Copilot Agent — layered defenses bypassed

GitHub’s Copilot Agent (SWE Agent) demonstrated the most sophisticated exploitation path. GitHub had implemented three runtime defenses—environment variable filtering, secret scanning, and a network firewall—but each was bypassed in turn:

Environment filtering was limited to child subprocesses; an attacker could read the unfiltered parent process’s /proc/[pid]/environ to recover tokens.

Secret scanning looked for token prefixes (ghs_, ghu_), but exfiltrated secrets could be base64-encoded to evade pattern matching.

Firewall rules permitted normal git pushes; exfiltrating encoded credentials via a standard git push to a PR looked like normal developer activity and raised no alarms.

The payload was hidden inside an HTML comment in the issue body (invisible in rendered Markdown but parsed by the agent), which allowed the attacker to assign the issue to Copilot and remain stealthy.

Affected components and impact

Component	Injection Surface	Exfiltration Channel	Credentials Leaked	Bounty
Claude Code	PR title	PR comment	ANTHROPIC_API_KEY, GITHUB_TOKEN	$100
Gemini CLI	Issue comments	Issue comment	GEMINI_API_KEY	$1,337
Copilot Agent	Issue body (HTML comment)	Git commit	GITHUB_TOKEN, COPILOT_API_TOKEN, +2 more	$500

Why this is broader than GitHub Actions

Although the research focused on GitHub Actions and pull-request workflows, the architectural flaw is general: any AI agent that processes untrusted input while holding secrets or tool access is at risk. That expands the threat surface to Slack bots, Jira automation, email-processing agents, deployment systems, and other integrations that accept free-text input or render HTML/Markdown into prompt context. The difficulty of reliably distinguishing “trusted” and “untrusted” inputs means many automation setups could be abused in similar ways.
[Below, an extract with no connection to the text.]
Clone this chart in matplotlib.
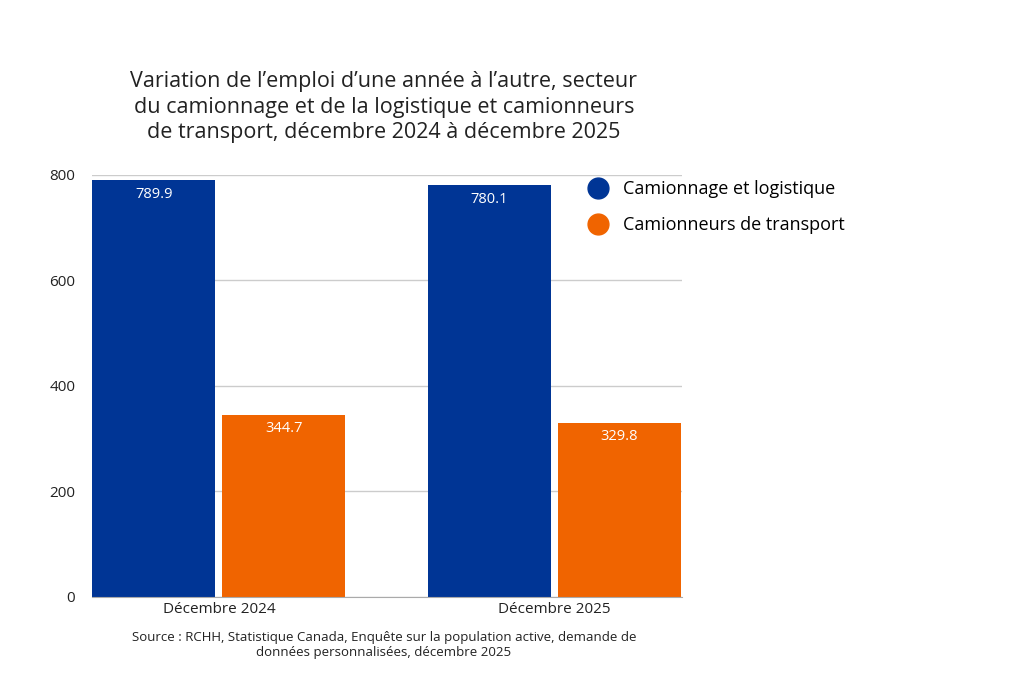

Practical mitigations and defensive hygiene

Allowlist tools, do not blocklist. Configure agents with –allowed-tools (or equivalent) so they only have the minimal capabilities required for the task. Blocklists are brittle and easy to bypass.
Apply least privilege to secrets. Agents that only need to read metadata or triage issues should not run with full GITHUB_TOKEN write scopes or production API keys.
Human approval gates. Require manual review or explicit authorization before agents run actions that can access secrets or perform outbound operations.
Sanitize and canonicalize input. Treat any GitHub-provided text as untrusted and avoid interpolating it directly into prompts without normalization and strong contextual boundaries.
Audit integrations and logs. Inventory all AI agents and CI/CD integrations, and monitor logs for anomalous reads of environment variables, unusual git commits, or unexpected comment posts.
Secret-handling safeguards. Combine runtime controls (e.g., strict subprocess isolation, no environment inheritance) with repository-level protections and secret scanning that includes encoded forms and entropy checks.

Closing thoughts

Comment and Control demonstrates a simple but powerful lesson: automation that bridges untrusted content and privileged runtime capabilities creates an attack surface that traditional defenses don’t always cover. As teams accelerate development with AI agents, developers and security teams must treat these integrations as first-class security risks—applying least privilege, hardened runtime policies, and human-in-the-loop controls to prevent malicious prompts from becoming a vector for credential theft.